Cuando un humedal es rellenado con tierra o arena, estas funciones colapsan. El agua deja de circular, los suelos se compactan, la vegetación nativa muere, y con ello desaparecen los servicios ecosistémicos que el humedal ofrecía. En este caso específico, el uso del espacio como parqueo para un bar frente al mar, además de romper el ciclo natural del agua, aumenta la contaminación local, eleva las temperaturas del suelo y reduce la capacidad del ecosistema para adaptarse al cambio climático.

La instalación o renovación de infraestructura dentro o adyacente a humedales interrumpe también los ritmos naturales del mar, agrava la erosión costera y muchas veces exige intervenciones artificiales (como sacos de arena o muros de contención) que, lejos de resolver los problemas, los trasladan hacia otras áreas del litoral.

Además, al construir sobre un humedal se produce un encubrimiento simbólico: se borra su identidad ecológica y cultural, y se reemplaza por una lógica de uso “productivo” que invisibiliza el valor del ecosistema vivo.

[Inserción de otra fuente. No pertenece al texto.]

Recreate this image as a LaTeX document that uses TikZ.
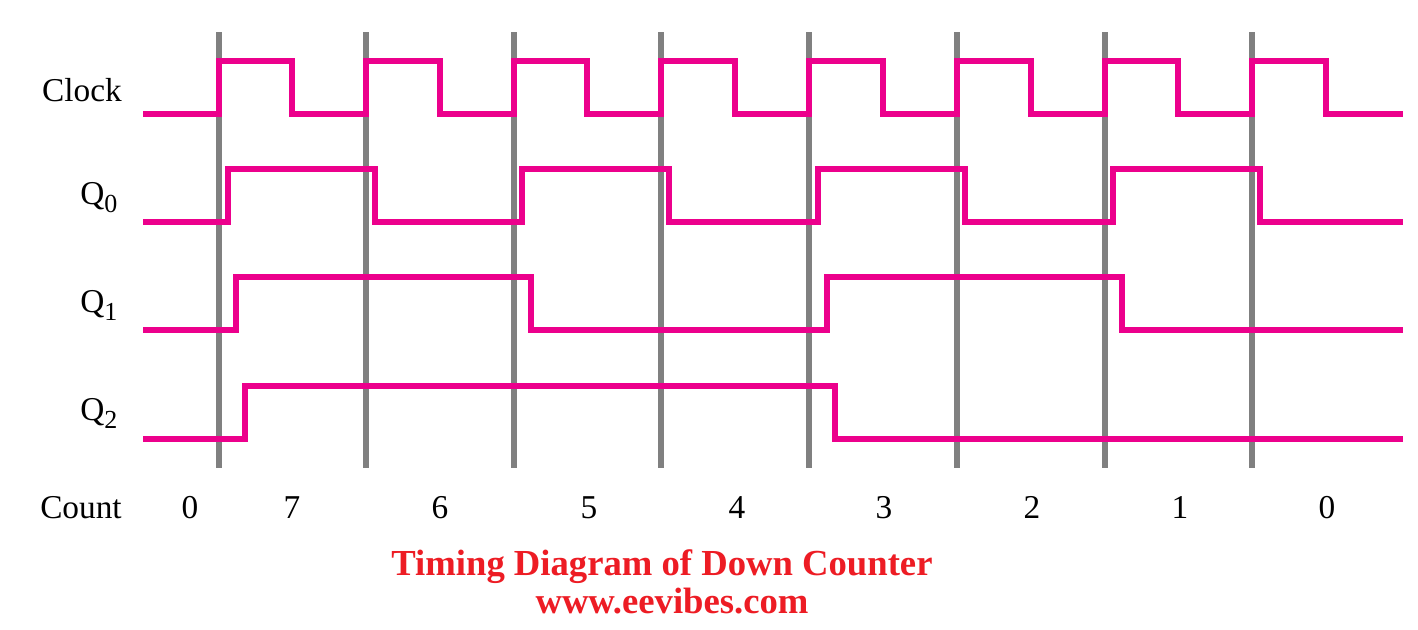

En el imaginario urbano-turístico, el humedal se transforma en “terreno disponible”, y lo que antes era un espacio biodiverso pasa a ser visto como un obstáculo al “desarrollo”.

Este tipo de intervención, cuando se repite a lo largo del litoral, fragmenta los ecosistemas costeros, genera islas ecológicas desconectadas y deja a muchas especies sin posibilidad de desplazamiento ni reproducción. A largo plazo, esto compromete la resiliencia de todo el paisaje costero, y agrava los efectos de fenómenos climáticos extremos.

En definitiva, cada metro de humedal rellenado no es solo una pérdida local, es una fractura en la relación entre las comunidades y la vida que sostiene sus territorios.